## TO BE DONE
Write each line of the material exactly as given, from the top through the line that contains "collagen_ticks = [0.4, 0.6, 0.8, 1.0, 1.2]", and omit all pictures.

## RECORDED DATA
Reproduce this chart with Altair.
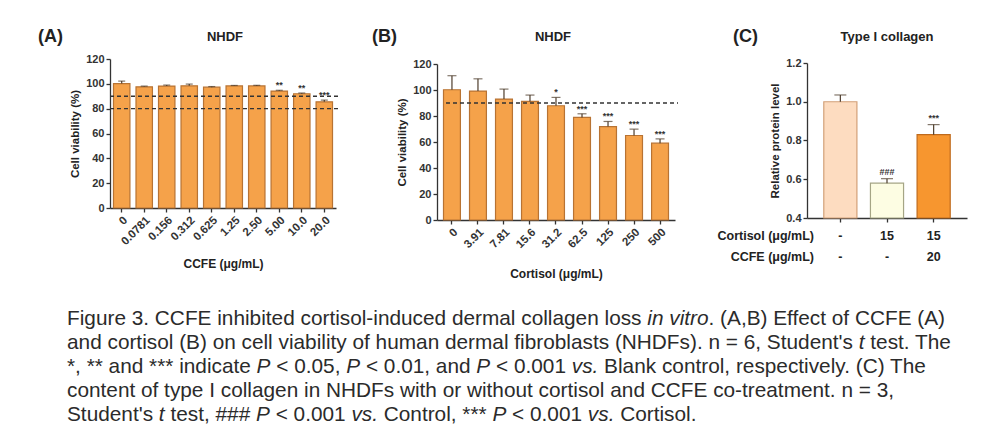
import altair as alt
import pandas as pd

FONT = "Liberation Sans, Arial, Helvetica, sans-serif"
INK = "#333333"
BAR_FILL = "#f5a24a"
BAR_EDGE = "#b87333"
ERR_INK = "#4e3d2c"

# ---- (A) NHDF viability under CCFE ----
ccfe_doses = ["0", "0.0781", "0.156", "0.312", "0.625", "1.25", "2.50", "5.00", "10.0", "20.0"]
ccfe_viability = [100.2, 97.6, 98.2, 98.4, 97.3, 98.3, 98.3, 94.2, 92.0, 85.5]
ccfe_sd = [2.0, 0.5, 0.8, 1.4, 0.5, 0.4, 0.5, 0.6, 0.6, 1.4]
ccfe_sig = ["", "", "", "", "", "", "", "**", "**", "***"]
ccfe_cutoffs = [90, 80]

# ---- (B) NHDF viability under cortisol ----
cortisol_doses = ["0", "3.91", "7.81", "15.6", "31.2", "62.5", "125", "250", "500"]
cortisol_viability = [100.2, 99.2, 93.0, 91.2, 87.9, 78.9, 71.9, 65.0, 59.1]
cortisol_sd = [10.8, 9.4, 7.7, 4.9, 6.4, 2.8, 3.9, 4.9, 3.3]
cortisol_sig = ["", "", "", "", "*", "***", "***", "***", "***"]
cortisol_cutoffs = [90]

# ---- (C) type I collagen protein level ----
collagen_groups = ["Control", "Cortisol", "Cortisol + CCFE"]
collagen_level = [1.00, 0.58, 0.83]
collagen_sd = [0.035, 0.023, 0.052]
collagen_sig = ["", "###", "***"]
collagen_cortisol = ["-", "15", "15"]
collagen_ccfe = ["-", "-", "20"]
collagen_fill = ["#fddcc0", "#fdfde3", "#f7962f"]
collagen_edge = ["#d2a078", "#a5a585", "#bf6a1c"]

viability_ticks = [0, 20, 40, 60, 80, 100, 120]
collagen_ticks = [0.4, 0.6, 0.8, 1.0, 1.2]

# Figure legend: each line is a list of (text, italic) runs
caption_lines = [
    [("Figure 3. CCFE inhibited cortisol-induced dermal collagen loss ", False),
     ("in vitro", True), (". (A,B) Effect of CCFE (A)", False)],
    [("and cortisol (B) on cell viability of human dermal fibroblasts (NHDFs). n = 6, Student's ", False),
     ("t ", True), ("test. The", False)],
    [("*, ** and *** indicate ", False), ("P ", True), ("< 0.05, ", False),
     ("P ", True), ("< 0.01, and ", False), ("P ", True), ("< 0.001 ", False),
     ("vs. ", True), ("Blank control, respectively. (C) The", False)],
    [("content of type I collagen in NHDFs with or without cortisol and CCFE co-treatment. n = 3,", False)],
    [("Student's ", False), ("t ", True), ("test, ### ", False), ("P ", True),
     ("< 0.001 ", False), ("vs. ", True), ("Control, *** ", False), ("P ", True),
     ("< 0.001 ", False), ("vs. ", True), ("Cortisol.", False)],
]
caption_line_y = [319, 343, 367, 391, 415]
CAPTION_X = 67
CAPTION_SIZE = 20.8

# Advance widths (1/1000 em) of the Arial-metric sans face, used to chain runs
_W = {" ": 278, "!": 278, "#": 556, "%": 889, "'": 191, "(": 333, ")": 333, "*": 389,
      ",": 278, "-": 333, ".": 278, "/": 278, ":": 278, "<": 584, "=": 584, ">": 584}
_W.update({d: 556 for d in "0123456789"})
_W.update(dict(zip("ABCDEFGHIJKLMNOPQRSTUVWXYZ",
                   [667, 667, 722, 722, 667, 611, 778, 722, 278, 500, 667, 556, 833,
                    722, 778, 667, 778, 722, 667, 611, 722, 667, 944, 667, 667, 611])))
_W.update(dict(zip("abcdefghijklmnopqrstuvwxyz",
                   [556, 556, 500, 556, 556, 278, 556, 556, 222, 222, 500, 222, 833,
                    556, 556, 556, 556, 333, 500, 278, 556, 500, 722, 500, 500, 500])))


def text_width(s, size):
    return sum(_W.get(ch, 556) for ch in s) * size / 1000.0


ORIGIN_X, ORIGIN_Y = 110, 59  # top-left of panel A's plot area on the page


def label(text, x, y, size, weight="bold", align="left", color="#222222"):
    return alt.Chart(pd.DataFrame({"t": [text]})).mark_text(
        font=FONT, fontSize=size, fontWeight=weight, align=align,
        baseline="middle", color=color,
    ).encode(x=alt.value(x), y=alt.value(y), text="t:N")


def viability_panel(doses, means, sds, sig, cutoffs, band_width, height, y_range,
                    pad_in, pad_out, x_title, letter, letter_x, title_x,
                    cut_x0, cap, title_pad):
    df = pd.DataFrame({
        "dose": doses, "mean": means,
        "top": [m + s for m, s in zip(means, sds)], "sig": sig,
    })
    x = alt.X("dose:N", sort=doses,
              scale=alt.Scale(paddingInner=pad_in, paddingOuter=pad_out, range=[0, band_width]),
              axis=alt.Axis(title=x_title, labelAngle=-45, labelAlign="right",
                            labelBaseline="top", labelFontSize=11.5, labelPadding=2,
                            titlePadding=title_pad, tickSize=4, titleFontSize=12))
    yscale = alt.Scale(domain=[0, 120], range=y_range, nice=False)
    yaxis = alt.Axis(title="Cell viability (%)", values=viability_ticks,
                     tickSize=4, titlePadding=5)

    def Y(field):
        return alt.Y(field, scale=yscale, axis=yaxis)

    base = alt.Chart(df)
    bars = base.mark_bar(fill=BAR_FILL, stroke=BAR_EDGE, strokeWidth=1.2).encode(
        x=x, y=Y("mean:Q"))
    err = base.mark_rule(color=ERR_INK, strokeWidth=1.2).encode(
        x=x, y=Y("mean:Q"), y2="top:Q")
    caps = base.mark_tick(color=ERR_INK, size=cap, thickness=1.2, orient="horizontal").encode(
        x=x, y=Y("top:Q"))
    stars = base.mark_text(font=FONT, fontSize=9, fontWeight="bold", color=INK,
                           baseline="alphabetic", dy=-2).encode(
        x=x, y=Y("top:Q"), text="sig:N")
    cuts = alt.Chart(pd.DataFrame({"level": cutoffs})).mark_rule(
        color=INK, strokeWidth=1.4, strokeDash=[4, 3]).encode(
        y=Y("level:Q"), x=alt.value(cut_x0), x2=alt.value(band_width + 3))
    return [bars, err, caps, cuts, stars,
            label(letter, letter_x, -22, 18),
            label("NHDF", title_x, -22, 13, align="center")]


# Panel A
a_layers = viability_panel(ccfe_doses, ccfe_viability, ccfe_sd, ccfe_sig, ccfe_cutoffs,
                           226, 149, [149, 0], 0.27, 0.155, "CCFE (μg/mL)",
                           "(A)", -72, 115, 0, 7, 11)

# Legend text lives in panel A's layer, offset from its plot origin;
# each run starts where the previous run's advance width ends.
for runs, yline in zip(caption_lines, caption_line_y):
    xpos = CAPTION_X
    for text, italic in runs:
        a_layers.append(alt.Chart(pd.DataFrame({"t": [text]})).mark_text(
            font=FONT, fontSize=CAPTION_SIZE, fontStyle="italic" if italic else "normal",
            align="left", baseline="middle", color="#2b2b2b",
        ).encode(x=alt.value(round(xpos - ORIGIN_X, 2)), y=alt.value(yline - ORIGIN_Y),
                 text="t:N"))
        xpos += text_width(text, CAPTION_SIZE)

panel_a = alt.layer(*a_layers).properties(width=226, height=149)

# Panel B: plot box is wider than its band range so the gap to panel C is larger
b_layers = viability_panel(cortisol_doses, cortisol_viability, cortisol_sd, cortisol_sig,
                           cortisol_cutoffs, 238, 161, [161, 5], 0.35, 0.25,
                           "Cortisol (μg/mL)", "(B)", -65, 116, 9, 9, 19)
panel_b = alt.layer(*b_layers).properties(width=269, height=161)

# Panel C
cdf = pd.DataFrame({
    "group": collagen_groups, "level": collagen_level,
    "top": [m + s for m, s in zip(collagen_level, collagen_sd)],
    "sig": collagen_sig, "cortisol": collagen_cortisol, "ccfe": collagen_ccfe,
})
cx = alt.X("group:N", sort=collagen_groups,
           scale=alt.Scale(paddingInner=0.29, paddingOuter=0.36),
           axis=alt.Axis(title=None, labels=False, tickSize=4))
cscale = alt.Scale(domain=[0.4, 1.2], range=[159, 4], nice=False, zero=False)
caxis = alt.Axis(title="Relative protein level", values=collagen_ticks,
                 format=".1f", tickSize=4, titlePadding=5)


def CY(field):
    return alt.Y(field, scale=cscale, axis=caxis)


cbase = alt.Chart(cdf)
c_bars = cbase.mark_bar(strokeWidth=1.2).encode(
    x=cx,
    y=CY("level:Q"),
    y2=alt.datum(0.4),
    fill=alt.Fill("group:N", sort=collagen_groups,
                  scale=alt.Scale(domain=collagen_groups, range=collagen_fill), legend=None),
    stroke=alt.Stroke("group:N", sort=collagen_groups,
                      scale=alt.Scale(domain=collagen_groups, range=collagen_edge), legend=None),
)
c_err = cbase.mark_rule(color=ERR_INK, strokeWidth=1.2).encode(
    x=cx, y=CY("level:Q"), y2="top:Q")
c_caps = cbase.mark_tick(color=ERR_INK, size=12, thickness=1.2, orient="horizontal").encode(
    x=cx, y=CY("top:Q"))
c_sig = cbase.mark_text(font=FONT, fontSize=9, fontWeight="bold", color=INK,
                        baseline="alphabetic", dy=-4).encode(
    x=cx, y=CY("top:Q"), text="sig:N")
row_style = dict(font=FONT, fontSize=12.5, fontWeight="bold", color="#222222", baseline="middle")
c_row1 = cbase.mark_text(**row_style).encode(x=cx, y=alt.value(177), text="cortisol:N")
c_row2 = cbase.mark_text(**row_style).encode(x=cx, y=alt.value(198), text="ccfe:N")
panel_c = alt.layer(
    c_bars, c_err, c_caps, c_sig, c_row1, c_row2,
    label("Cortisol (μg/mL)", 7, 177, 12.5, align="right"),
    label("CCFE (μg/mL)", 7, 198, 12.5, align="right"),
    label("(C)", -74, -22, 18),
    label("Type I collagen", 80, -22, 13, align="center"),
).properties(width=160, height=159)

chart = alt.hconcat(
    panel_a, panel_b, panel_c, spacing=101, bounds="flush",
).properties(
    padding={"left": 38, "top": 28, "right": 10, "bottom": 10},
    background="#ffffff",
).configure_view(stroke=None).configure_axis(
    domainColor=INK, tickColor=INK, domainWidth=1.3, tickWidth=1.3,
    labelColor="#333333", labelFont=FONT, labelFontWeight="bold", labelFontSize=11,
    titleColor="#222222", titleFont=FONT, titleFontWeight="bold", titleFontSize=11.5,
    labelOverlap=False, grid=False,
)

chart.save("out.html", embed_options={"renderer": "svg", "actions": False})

## FINAL RESULT
Reproduce this chart with Altair.
import altair as alt
import pandas as pd

FONT = "Liberation Sans, Arial, Helvetica, sans-serif"
INK = "#333333"
BAR_FILL = "#f5a24a"
BAR_EDGE = "#b87333"
ERR_INK = "#4e3d2c"

# ---- (A) NHDF viability under CCFE ----
ccfe_doses = ["0", "0.0781", "0.156", "0.312", "0.625", "1.25", "2.50", "5.00", "10.0", "20.0"]
ccfe_viability = [100.2, 97.6, 98.2, 98.4, 97.3, 98.3, 98.3, 94.2, 92.0, 85.5]
ccfe_sd = [2.0, 0.5, 0.8, 1.4, 0.5, 0.4, 0.5, 0.6, 0.6, 1.4]
ccfe_sig = ["", "", "", "", "", "", "", "**", "**", "***"]
ccfe_cutoffs = [90, 80]

# ---- (B) NHDF viability under cortisol ----
cortisol_doses = ["0", "3.91", "7.81", "15.6", "31.2", "62.5", "125", "250", "500"]
cortisol_viability = [100.2, 99.2, 93.0, 91.2, 87.9, 78.9, 71.9, 65.0, 59.1]
cortisol_sd = [10.8, 9.4, 7.7, 4.9, 6.4, 2.8, 3.9, 4.9, 3.3]
cortisol_sig = ["", "", "", "", "*", "***", "***", "***", "***"]
cortisol_cutoffs = [90]

# ---- (C) type I collagen protein level ----
collagen_groups = ["Control", "Cortisol", "Cortisol + CCFE"]
collagen_level = [1.00, 0.58, 0.83]
collagen_sd = [0.035, 0.023, 0.052]
collagen_sig = ["", "###", "***"]
collagen_cortisol = ["-", "15", "15"]
collagen_ccfe = ["-", "-", "20"]
collagen_fill = ["#fddcc0", "#fdfde3", "#f7962f"]
collagen_edge = ["#d2a078", "#a5a585", "#bf6a1c"]

viability_ticks = [0, 20, 40, 60, 80, 100, 120]
collagen_ticks = [0.4, 0.6, 0.8, 1.0, 1.2]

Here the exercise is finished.